**DATASET SECTION**
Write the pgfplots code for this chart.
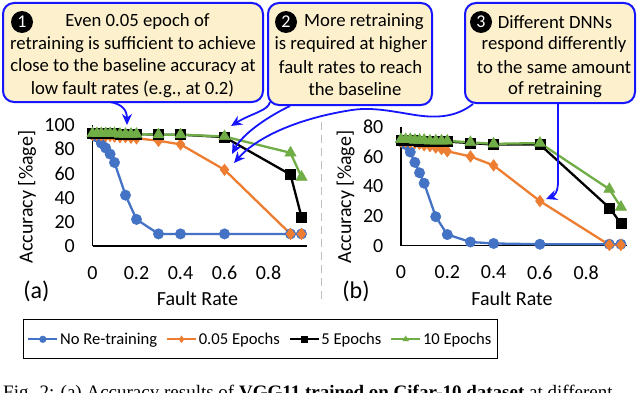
\documentclass[border=0pt]{standalone}
\usepackage{pgfplots}
\pgfplotsset{compat=1.18}
\usepackage{fontspec}
\setmainfont{Carlito}
\newfontfamily\capfont{Liberation Serif}
\usetikzlibrary{arrows.meta}

\definecolor{cblue}{HTML}{4472C4}
\definecolor{corange}{HTML}{ED7D31}
\definecolor{cgreen}{HTML}{70AD47}
\definecolor{callfill}{HTML}{FDF0CC}
\definecolor{callline}{HTML}{1515FF}
\definecolor{sepgray}{HTML}{BFBFBF}

\pgfplotsset{
  panel/.style={
    scale only axis, anchor=south west, clip=false,
    xmin=0, xmax=0.975, ymin=0,
    axis x line=bottom, axis y line=left,
    axis line style={-, black, line width=1.3pt},
    major tick length=0pt,
    xtick={0,0.2,0.4,0.6,0.8},
    /pgf/number format/assume math mode=true,
    tick label style={font=\fontsize{20}{24}\selectfont},
    xticklabel style={inner sep=0pt, anchor=north, yshift=-20pt},
    yticklabel style={inner sep=0pt, anchor=east, xshift=-17.5pt},
  },
  s1/.style={cblue, line width=2.3pt, mark=*, mark size=5.2pt, mark options={solid, line width=0.5pt}},
  s2/.style={corange, line width=2.3pt, mark=diamond*, mark size=5.8pt, mark options={solid, line width=0.5pt}},
  s3/.style={black, line width=2.3pt, mark=square*, mark size=5pt, mark options={solid, line width=0.5pt}},
  s4/.style={cgreen, line width=2.3pt, mark=triangle*, mark size=6.5pt, mark options={solid, line width=0.5pt}},
}

\begin{document}
\begin{tikzpicture}
\useasboundingbox (0pt,0pt) rectangle (640pt,392pt);
\clip (0pt,0pt) rectangle (640pt,392pt);

% ---- panel (a)
\begin{axis}[panel, at={(92.5pt,146pt)}, width=214.5pt, height=121pt,
  ymax=100, ytick={0,20,...,100},
  legend columns=4,
  legend style={at={(0.783,-0.771)}, anchor=center, draw=black, line width=1pt,
    font=\fontsize{16.6}{19}\selectfont, inner xsep=4pt, inner ysep=9pt,
    nodes={inner xsep=2pt, inner ysep=4pt},
    /tikz/every even column/.append style={column sep=7pt}},
  legend image code/.code={\draw[mark repeat=2, mark phase=2, #1, line width=1.6pt, mark size=3.3pt]
    plot coordinates {(0pt,0pt) (14.5pt,0pt) (29pt,0pt)};},
]
\addplot[s1] coordinates {(0,92) (0.02,90) (0.04,85) (0.06,81) (0.08,76) (0.1,69)
  (0.15,42) (0.2,22) (0.3,10) (0.4,10) (0.6,10) (0.9,10) (0.95,10)};
\addlegendentry{No Re-training}
\addplot[s2] coordinates {(0,92) (0.02,92) (0.04,91.5) (0.06,91) (0.08,91) (0.1,90.5)
  (0.125,90) (0.15,90) (0.175,89.5) (0.2,89) (0.3,87) (0.4,84) (0.6,63) (0.9,10) (0.95,10)};
\addlegendentry{0.05 Epochs}
\addplot[s3] coordinates {(0,93) (0.02,93) (0.04,93) (0.06,93) (0.08,93) (0.1,93)
  (0.125,92.5) (0.15,92.5) (0.175,92.5) (0.2,92.5) (0.3,92) (0.4,92) (0.6,90) (0.9,59) (0.95,24)};
\addlegendentry{5 Epochs}
\addplot[s4] coordinates {(0,93) (0.02,93) (0.04,93) (0.06,93) (0.08,93) (0.1,93)
  (0.125,92.5) (0.15,92.5) (0.175,92.5) (0.2,92.5) (0.3,92) (0.4,92) (0.6,90.5) (0.9,77) (0.95,57)};
\addlegendentry{10 Epochs}
\end{axis}

% ---- panel (b)
\begin{axis}[panel, at={(401pt,146.3pt)}, width=225.7pt, height=119pt,
  ymax=80, ytick={0,20,...,80}]
\addplot[s1] coordinates {(0,70) (0.02,68) (0.04,63) (0.06,56) (0.08,49) (0.1,42)
  (0.15,19.5) (0.2,7.5) (0.3,2.5) (0.4,1.5) (0.6,1) (0.9,1) (0.95,1)};
\addplot[s2] coordinates {(0,70) (0.02,70) (0.04,69.5) (0.06,69) (0.08,68.5) (0.1,67.5)
  (0.125,67) (0.15,66) (0.175,65) (0.2,63.5) (0.3,60) (0.4,54) (0.6,30) (0.9,0.5) (0.95,0.5)};
\addplot[s3] coordinates {(0,71) (0.02,71) (0.04,71) (0.06,71) (0.08,70.5) (0.1,70.5)
  (0.125,70.5) (0.15,70) (0.175,70) (0.2,70) (0.3,69) (0.4,68) (0.6,68) (0.9,25.5) (0.95,15)};
\addplot[s4] coordinates {(0,71.5) (0.02,71.5) (0.04,71.5) (0.06,71) (0.08,71) (0.1,71)
  (0.125,70.5) (0.15,70.5) (0.175,70.5) (0.2,70.5) (0.3,69.5) (0.4,68.5) (0.6,69) (0.9,38) (0.95,26)};
\end{axis}

% ---- annotations, in picture pixels measured from the top
\begin{scope}[x=1pt, y=-1pt, yshift=392pt]
  \draw[sepgray, line width=1.5pt, dash pattern=on 8pt off 5pt] (321.7,122) -- (321.7,302);

  \node[font=\fontsize{20}{24}\selectfont] at (197.5,299) {Fault Rate};
  \node[font=\fontsize{20}{24}\selectfont] at (512,299) {Fault Rate};
  \node[font=\fontsize{20}{24}\selectfont, rotate=90] at (27,197) {Accuracy [\%age]};
  \node[font=\fontsize{20}{24}\selectfont, rotate=90] at (345.5,197) {Accuracy [\%age]};
  \node[font=\fontsize{24}{28}\selectfont] at (36.5,291.5) {(a)};
  \node[font=\fontsize{24}{28}\selectfont] at (356,291.5) {(b)};

  % callout boxes
  \tikzset{box/.style={draw=callline, fill=callfill, line width=2pt, rounded corners=11pt},
           num/.style={circle, fill=black, minimum size=22pt, inner sep=0pt, text=white,
                       font=\fontsize{18}{20}\selectfont},
           ln/.style={font=\fontsize{18.7}{22}\selectfont, inner sep=0pt},
           arr/.style={callline, line width=1.8pt, -{Stealth[length=11pt, width=10pt]}}}
  \draw[box] (3,3) rectangle (263,102);
  \draw[box] (268,3) rectangle (432,105);
  \draw[box] (465,3) rectangle (635,103);

  \node[num] at (22,22) {1};
  \node[ln] at (137.5,22) {Even 0.05 epoch of};
  \node[ln] at (133,44.5) {retraining is sufficient to achieve};
  \node[ln] at (133,67) {close to the baseline accuracy at};
  \node[ln] at (132.5,89) {low fault rates (e.g., at 0.2)};

  \node[num] at (286,22) {2};
  \node[ln] at (364,22) {More retraining};
  \node[ln] at (351,44.5) {is required at higher};
  \node[ln] at (350.5,67) {fault rates to reach};
  \node[ln] at (355,89) {the baseline};

  \node[num] at (481,22) {3};
  \node[ln] at (555,22) {Different DNNs};
  \node[ln] at (554,45) {respond differently};
  \node[ln] at (554,67.5) {to the same amount};
  \node[ln] at (555,89.5) {of retraining};

  % arrows
  \draw[arr] (110,102) .. controls (122,104) and (127,110) .. (127,125);
  \draw[arr] (270,102) .. controls (268,111) and (252,113) .. (231,126);
  \draw[arr] (290,106) .. controls (265,118) and (242,135) .. (232,154);
  \draw[arr] (473,104) .. controls (455,118) and (435,118) .. (415,115)
             .. controls (390,111) and (372,107) .. (352,110)
             .. controls (300,118) and (258,136) .. (234,163);
  \draw[arr] (558,104) -- (558,182) .. controls (558,192) and (554,196) .. (546,199);

  % cut-off caption line
  \node[anchor=base west, inner sep=0pt, font=\capfont\fontsize{19}{22}\selectfont]
    at (3,398) {Fig. 2: (a) Accuracy results of \textbf{VGG11 trained on Cifar-10 dataset} at different};
\end{scope}
\end{tikzpicture}
\end{document}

**WHAT IS ASKED**
Of the lines in this listing, report how many contain the string "code", and give the number only.

**RESPONSE TO THE TASK**
2